Consider the problem from Introduction to Algorithms by Cormen et. al below:
Suppose we use a hash function h to hash n distinct keys into an array T of length m . Assuming simple uniform hashing, what is the expected number of collisions? More precisely, what is the expected cardinality of {{k,l}:k≠l and h(k)=h(l)} ?
This question has been asked in multiple forms - and answered - multiple times (1, 2, 3, 4) and the correct result is $\frac{n(n−1)}{2m}$.
What I'm after is to actually "see" how that final number comes to be. For this I'm running the problem with low values of m and n. I'm also thinking of balls and bins to picture the whole thing, as at least for me it makes it less abstract. To get all the possible combinations of the balls landing into bins I use the idea from this video where we can simplify the problem by considering all possible permutations of m letters B (B for "ball") and a divider sign (separator between bins, so there will be m-1 such signs).

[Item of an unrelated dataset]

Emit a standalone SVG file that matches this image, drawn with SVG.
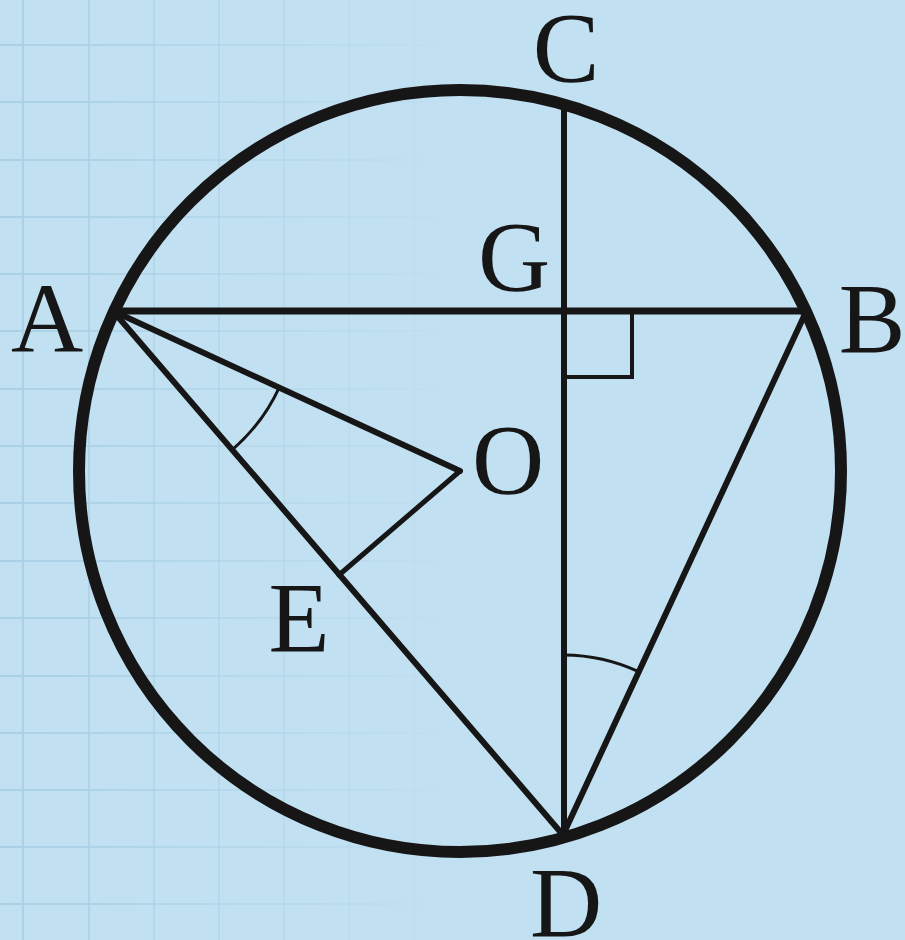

Finally I count the number of collisions - make sure to take into account the actual definition of "collision" for this problem (e.g. one new ball dropping into a bin with 3 existing balls will result in 3 collisions, then a new ball placed in the same bin will generate 3 more collisions, etc). I then divide the number of overall collisions found when generating all possible permutations by the number of permutations themselves, and get the average number of collisions.
For 3 balls and 2 bins I get (whereby the correct formula gives $\frac{6}{4}=1.5$)
∥BBB|∥ -> 3 collisions
∥BB|B∥ -> 1 collisions
∥B|BB∥ -> 1 collisions
∥|BBB∥ -> 3 collisions
4 combinations found
2 average collisions (8 overall collisions / 4 combinations)
For 5 balls and 3 bins we get (whereby the correct formula gives $\frac{20}{6}=3.333$)
∥BBBBB||∥ -> 10 collisions
∥BBBB|B|∥ -> 6 collisions
∥BBBB||B∥ -> 6 collisions
∥BBB|BB|∥ -> 6 collisions
∥BBB|B|B∥ -> 3 collisions
∥BBB||BB∥ -> 6 collisions
∥BB|BBB|∥ -> 6 collisions
∥BB|BB|B∥ -> 3 collisions
∥BB|B|BB∥ -> 3 collisions
∥BB||BBB∥ -> 6 collisions
∥B|BBBB|∥ -> 6 collisions
∥B|BBB|B∥ -> 3 collisions
∥B|BB|BB∥ -> 3 collisions
∥B|B|BBB∥ -> 3 collisions
∥B||BBBB∥ -> 6 collisions
∥|BBBBB|∥ -> 10 collisions
∥|BBBB|B∥ -> 6 collisions
∥|BBB|BB∥ -> 6 collisions
∥|BB|BBB∥ -> 6 collisions
∥|B|BBBB∥ -> 6 collisions
∥||BBBBB∥ -> 10 collisions
21 combinations found
5.714286 average collisions (120 overall collisions / 21 combinations)
Simulations for higher values of m and n show the same pattern: the number of collisions I compute is always higher than the correct answer.
My question is simply what am I doing wrong?